## Dataset excerpt
::::::::::
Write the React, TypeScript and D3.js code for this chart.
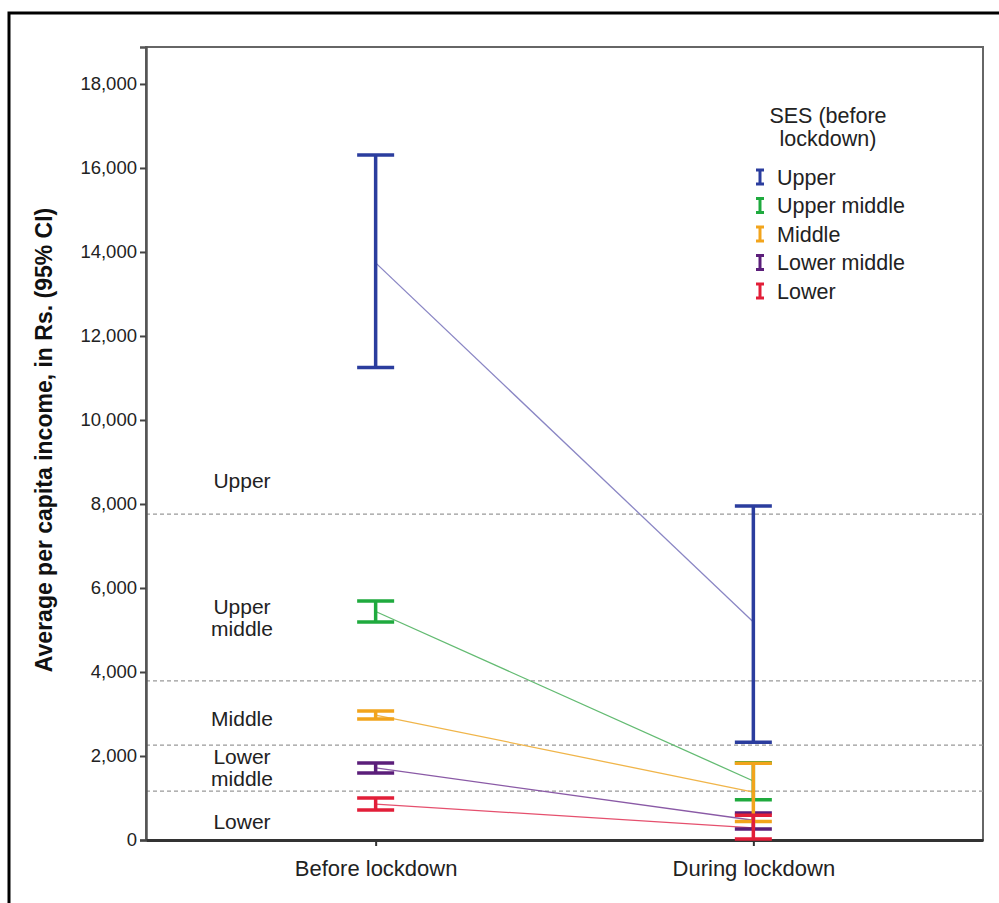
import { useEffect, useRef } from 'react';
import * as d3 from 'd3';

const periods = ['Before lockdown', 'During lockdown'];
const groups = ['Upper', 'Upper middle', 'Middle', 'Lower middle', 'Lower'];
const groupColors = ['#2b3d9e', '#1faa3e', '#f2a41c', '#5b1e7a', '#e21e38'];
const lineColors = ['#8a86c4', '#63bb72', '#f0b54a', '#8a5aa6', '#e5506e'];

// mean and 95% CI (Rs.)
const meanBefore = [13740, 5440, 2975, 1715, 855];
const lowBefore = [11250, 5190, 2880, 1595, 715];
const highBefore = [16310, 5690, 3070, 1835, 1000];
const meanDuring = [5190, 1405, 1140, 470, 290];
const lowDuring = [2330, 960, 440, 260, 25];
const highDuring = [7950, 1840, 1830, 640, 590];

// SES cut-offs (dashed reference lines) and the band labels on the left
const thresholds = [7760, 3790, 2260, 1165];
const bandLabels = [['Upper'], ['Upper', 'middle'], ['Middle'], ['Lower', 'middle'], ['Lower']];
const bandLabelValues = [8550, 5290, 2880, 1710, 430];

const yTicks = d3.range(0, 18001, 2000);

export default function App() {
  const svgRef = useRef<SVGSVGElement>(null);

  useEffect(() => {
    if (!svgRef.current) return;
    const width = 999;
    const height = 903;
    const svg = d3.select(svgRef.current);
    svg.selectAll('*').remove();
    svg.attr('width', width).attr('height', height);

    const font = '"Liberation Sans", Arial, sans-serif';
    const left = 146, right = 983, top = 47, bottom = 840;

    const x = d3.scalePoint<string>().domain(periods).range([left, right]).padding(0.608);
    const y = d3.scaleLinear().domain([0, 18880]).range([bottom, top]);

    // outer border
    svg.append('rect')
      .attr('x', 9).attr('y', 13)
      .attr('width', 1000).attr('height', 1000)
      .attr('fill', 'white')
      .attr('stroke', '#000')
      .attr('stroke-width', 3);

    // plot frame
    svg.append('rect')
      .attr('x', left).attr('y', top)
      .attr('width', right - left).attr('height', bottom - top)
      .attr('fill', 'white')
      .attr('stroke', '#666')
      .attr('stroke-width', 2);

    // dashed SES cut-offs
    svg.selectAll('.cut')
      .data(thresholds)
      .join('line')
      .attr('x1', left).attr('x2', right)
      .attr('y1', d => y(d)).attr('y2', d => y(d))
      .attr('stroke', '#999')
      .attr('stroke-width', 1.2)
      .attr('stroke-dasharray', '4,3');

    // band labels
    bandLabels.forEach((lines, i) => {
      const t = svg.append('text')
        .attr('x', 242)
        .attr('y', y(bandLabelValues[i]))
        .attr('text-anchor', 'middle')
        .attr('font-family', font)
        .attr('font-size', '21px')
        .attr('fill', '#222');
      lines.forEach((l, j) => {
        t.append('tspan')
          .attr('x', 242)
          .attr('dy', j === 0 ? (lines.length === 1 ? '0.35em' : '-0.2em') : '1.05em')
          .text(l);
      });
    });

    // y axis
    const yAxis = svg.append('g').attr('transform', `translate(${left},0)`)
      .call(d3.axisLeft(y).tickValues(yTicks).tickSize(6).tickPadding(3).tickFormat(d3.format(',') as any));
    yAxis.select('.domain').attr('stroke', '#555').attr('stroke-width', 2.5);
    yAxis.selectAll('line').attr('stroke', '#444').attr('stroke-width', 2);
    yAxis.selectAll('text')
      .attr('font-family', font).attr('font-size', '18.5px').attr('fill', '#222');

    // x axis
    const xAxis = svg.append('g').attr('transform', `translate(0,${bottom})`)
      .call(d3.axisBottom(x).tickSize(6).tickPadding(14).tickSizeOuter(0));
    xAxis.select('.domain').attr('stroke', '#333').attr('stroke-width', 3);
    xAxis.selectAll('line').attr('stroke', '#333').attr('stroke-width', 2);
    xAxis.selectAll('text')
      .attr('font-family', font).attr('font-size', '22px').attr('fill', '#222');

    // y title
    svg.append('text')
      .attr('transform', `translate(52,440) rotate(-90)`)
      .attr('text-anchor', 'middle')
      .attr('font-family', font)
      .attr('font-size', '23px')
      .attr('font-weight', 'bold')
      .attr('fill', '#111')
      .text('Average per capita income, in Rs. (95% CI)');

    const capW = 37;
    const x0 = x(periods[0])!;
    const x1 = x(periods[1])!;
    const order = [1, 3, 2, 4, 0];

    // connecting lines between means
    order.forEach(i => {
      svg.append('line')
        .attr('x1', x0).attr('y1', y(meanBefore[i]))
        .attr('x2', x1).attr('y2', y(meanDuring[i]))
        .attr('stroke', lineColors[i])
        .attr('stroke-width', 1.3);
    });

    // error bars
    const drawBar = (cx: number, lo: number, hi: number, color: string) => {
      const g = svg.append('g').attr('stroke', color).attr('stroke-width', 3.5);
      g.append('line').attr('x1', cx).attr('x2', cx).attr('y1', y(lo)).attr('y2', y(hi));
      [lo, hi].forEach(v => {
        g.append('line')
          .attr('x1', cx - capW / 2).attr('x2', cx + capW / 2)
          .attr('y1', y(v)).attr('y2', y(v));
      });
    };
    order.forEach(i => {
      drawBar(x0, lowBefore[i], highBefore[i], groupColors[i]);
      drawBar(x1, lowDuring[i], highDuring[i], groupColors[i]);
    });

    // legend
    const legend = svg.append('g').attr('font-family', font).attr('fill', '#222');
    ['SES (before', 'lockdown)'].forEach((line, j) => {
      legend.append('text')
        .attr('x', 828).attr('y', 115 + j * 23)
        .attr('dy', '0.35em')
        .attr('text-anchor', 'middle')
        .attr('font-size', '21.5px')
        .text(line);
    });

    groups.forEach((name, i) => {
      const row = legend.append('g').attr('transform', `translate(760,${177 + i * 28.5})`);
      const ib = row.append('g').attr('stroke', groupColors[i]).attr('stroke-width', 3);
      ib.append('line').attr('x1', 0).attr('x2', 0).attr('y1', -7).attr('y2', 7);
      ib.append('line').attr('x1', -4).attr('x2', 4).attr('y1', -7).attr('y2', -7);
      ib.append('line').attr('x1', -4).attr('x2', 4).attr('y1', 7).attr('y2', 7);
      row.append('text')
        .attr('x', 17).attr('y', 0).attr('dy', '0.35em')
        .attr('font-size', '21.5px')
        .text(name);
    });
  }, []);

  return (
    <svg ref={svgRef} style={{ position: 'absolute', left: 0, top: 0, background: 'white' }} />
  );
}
::::::::::
## Written request
Take every line from the data above that holds "chart" and copy it out.

## Complete answer
Write the React, TypeScript and D3.js code for this chart.

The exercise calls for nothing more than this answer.